***** Data extract *****

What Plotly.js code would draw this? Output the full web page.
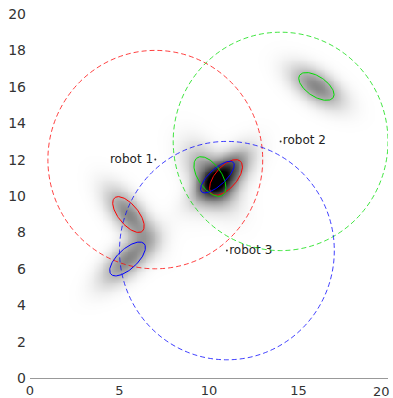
<!DOCTYPE html>
<html>
<head>
<meta charset="utf-8">
<script src="https://cdn.plot.ly/plotly-3.0.1.min.js"></script>
<style>html,body{margin:0;padding:0;background:#fff;}#chart{width:393px;height:398px;}</style>
</head>
<body>
<div id="chart"></div>
<script>
// Robots (range circles)
const robotNames = ["robot 1", "robot 2", "robot 3"];
const robotX = [7, 14, 11];
const robotY = [12, 13, 7];
const robotR = [6, 6, 6];
const robotColors = ["rgba(255,0,0,0.75)", "rgba(0,220,0,0.75)", "rgba(0,0,255,0.75)"];
const robotLabelPos = ["middle left", "middle right", "middle right"];

// Uncertainty ellipses: owner robot, centre, semi-axes, angle (deg)
const ellRobot = [0, 0, 1, 1, 2, 2];
const ellCx = [5.5, 10.95, 16.0, 10.05, 5.45, 10.47];
const ellCy = [8.98, 11.02, 16.02, 11.07, 6.54, 11.04];
const ellA = [1.2, 1.2, 1.12, 1.25, 1.25, 1.2];
const ellB = [0.55, 0.6, 0.55, 0.65, 0.55, 0.45];
const ellAng = [-50, 48, -33, -55, 42, 42];
const ellColors = ["#ff0000", "#00dd00", "#0000ff"];

// tick labels
const xTicks = [0, 5, 10, 15, 20];
const yTicks = [0, 2, 4, 6, 8, 10, 12, 14, 16, 18, 20];

// grid for the density image
const gridStep = 0.1;
const blobSpread = 1.0;

const xs = [], ys = [];
for (let i = 0; i <= 200; i++) { xs.push(+(i * gridStep).toFixed(2)); ys.push(+(i * gridStep).toFixed(2)); }
const z = ys.map(y => xs.map(x => {
  let s = 0;
  for (let k = 0; k < ellCx.length; k++) {
    const t = ellAng[k] * Math.PI / 180;
    const dx = x - ellCx[k], dy = y - ellCy[k];
    const u = dx * Math.cos(t) + dy * Math.sin(t);
    const v = -dx * Math.sin(t) + dy * Math.cos(t);
    s += Math.exp(-0.5 * ((u / (ellA[k] * blobSpread)) ** 2 + (v / (ellB[k] * blobSpread)) ** 2));
  }
  return s;
}));

const traces = [{
  type: "heatmap", x: xs, y: ys, z: z, zsmooth: "best", showscale: false,
  zmin: 0, zmax: 2.2, hoverinfo: "skip",
  colorscale: [[0, "#ffffff"], [0.45, "#888888"], [1, "#000000"]]
}];

for (let k = 0; k < ellCx.length; k++) {
  const t = ellAng[k] * Math.PI / 180;
  const ex = [], ey = [];
  for (let j = 0; j <= 120; j++) {
    const p = 2 * Math.PI * j / 120;
    const u = ellA[k] * Math.cos(p), v = ellB[k] * Math.sin(p);
    ex.push(ellCx[k] + u * Math.cos(t) - v * Math.sin(t));
    ey.push(ellCy[k] + u * Math.sin(t) + v * Math.cos(t));
  }
  traces.push({type: "scatter", mode: "lines", x: ex, y: ey, hoverinfo: "skip",
    line: {color: ellColors[ellRobot[k]], width: 1}, showlegend: false});
}

for (let r = 0; r < robotX.length; r++) {
  traces.push({type: "scatter", mode: "markers+text", x: [robotX[r]], y: [robotY[r]],
    text: [robotNames[r]], textposition: robotLabelPos[r],
    textfont: {family: "DejaVu Sans", size: 12, color: "#222"},
    marker: {size: 2, color: "#333"}, showlegend: false, hoverinfo: "skip"});
}

const shapes = robotX.map((cx, r) => ({
  type: "circle", xref: "x", yref: "y",
  x0: cx - robotR[r], x1: cx + robotR[r], y0: robotY[r] - robotR[r], y1: robotY[r] + robotR[r],
  line: {color: robotColors[r], width: 1, dash: "5px,3px"}
}));

const lastX = xTicks[xTicks.length - 1];
const layout = {
  width: 393, height: 398,
  margin: {l: 30, r: 5, t: 14, b: 20},
  paper_bgcolor: "#fff", plot_bgcolor: "#fff",
  showlegend: false,
  font: {family: "DejaVu Sans", size: 13, color: "#333"},
  xaxis: {range: [0, 20], tickvals: xTicks.slice(0, -1), showgrid: false, zeroline: false,
    showline: true, linecolor: "#999", linewidth: 1, ticks: "", fixedrange: true,
    tickfont: {size: 13}},
  yaxis: {range: [0, 20], tickvals: yTicks, showgrid: false,
    zeroline: false, showline: false, ticks: "", fixedrange: true, ticklabelstandoff: 3,
    tickfont: {size: 14}},
  annotations: [{xref: "x", yref: "paper", x: lastX, y: 0, text: String(lastX),
    showarrow: false, xanchor: "right", yanchor: "top", xshift: 4, yshift: -4,
    font: {family: "DejaVu Sans", size: 13, color: "#333"}}],
  shapes: shapes
};

Plotly.newPlot("chart", traces, layout, {displayModeBar: false, staticPlot: true});
</script>
</body>
</html>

*****

• [What you are asked to do] Copy all the lines of data exactly as they appear, dropping any images.

• [Task answer]
What Plotly.js code would draw this? Output the full web page.
<!DOCTYPE html>
<html>
<head>
<meta charset="utf-8">
<script src="https://cdn.plot.ly/plotly-3.0.1.min.js"></script>
<style>html,body{margin:0;padding:0;background:#fff;}#chart{width:393px;height:398px;}</style>
</head>
<body>
<div id="chart"></div>
<script>
// Robots (range circles)
const robotNames = ["robot 1", "robot 2", "robot 3"];
const robotX = [7, 14, 11];
const robotY = [12, 13, 7];
const robotR = [6, 6, 6];
const robotColors = ["rgba(255,0,0,0.75)", "rgba(0,220,0,0.75)", "rgba(0,0,255,0.75)"];
const robotLabelPos = ["middle left", "middle right", "middle right"];

// Uncertainty ellipses: owner robot, centre, semi-axes, angle (deg)
const ellRobot = [0, 0, 1, 1, 2, 2];
const ellCx = [5.5, 10.95, 16.0, 10.05, 5.45, 10.47];
const ellCy = [8.98, 11.02, 16.02, 11.07, 6.54, 11.04];
const ellA = [1.2, 1.2, 1.12, 1.25, 1.25, 1.2];
const ellB = [0.55, 0.6, 0.55, 0.65, 0.55, 0.45];
const ellAng = [-50, 48, -33, -55, 42, 42];
const ellColors = ["#ff0000", "#00dd00", "#0000ff"];

// tick labels
const xTicks = [0, 5, 10, 15, 20];
const yTicks = [0, 2, 4, 6, 8, 10, 12, 14, 16, 18, 20];

// grid for the density image
const gridStep = 0.1;
const blobSpread = 1.0;

const xs = [], ys = [];
for (let i = 0; i <= 200; i++) { xs.push(+(i * gridStep).toFixed(2)); ys.push(+(i * gridStep).toFixed(2)); }
const z = ys.map(y => xs.map(x => {
  let s = 0;
  for (let k = 0; k < ellCx.length; k++) {
    const t = ellAng[k] * Math.PI / 180;
    const dx = x - ellCx[k], dy = y - ellCy[k];
    const u = dx * Math.cos(t) + dy * Math.sin(t);
    const v = -dx * Math.sin(t) + dy * Math.cos(t);
    s += Math.exp(-0.5 * ((u / (ellA[k] * blobSpread)) ** 2 + (v / (ellB[k] * blobSpread)) ** 2));
  }
  return s;
}));

const traces = [{
  type: "heatmap", x: xs, y: ys, z: z, zsmooth: "best", showscale: false,
  zmin: 0, zmax: 2.2, hoverinfo: "skip",
  colorscale: [[0, "#ffffff"], [0.45, "#888888"], [1, "#000000"]]
}];

for (let k = 0; k < ellCx.length; k++) {
  const t = ellAng[k] * Math.PI / 180;
  const ex = [], ey = [];
  for (let j = 0; j <= 120; j++) {
    const p = 2 * Math.PI * j / 120;
    const u = ellA[k] * Math.cos(p), v = ellB[k] * Math.sin(p);
    ex.push(ellCx[k] + u * Math.cos(t) - v * Math.sin(t));
    ey.push(ellCy[k] + u * Math.sin(t) + v * Math.cos(t));
  }
  traces.push({type: "scatter", mode: "lines", x: ex, y: ey, hoverinfo: "skip",
    line: {color: ellColors[ellRobot[k]], width: 1}, showlegend: false});
}

for (let r = 0; r < robotX.length; r++) {
  traces.push({type: "scatter", mode: "markers+text", x: [robotX[r]], y: [robotY[r]],
    text: [robotNames[r]], textposition: robotLabelPos[r],
    textfont: {family: "DejaVu Sans", size: 12, color: "#222"},
    marker: {size: 2, color: "#333"}, showlegend: false, hoverinfo: "skip"});
}

const shapes = robotX.map((cx, r) => ({
  type: "circle", xref: "x", yref: "y",
  x0: cx - robotR[r], x1: cx + robotR[r], y0: robotY[r] - robotR[r], y1: robotY[r] + robotR[r],
  line: {color: robotColors[r], width: 1, dash: "5px,3px"}
}));

const lastX = xTicks[xTicks.length - 1];
const layout = {
  width: 393, height: 398,
  margin: {l: 30, r: 5, t: 14, b: 20},
  paper_bgcolor: "#fff", plot_bgcolor: "#fff",
  showlegend: false,
  font: {family: "DejaVu Sans", size: 13, color: "#333"},
  xaxis: {range: [0, 20], tickvals: xTicks.slice(0, -1), showgrid: false, zeroline: false,
    showline: true, linecolor: "#999", linewidth: 1, ticks: "", fixedrange: true,
    tickfont: {size: 13}},
  yaxis: {range: [0, 20], tickvals: yTicks, showgrid: false,
    zeroline: false, showline: false, ticks: "", fixedrange: true, ticklabelstandoff: 3,
    tickfont: {size: 14}},
  annotations: [{xref: "x", yref: "paper", x: lastX, y: 0, text: String(lastX),
    showarrow: false, xanchor: "right", yanchor: "top", xshift: 4, yshift: -4,
    font: {family: "DejaVu Sans", size: 13, color: "#333"}}],
  shapes: shapes
};

Plotly.newPlot("chart", traces, layout, {displayModeBar: false, staticPlot: true});
</script>
</body>
</html>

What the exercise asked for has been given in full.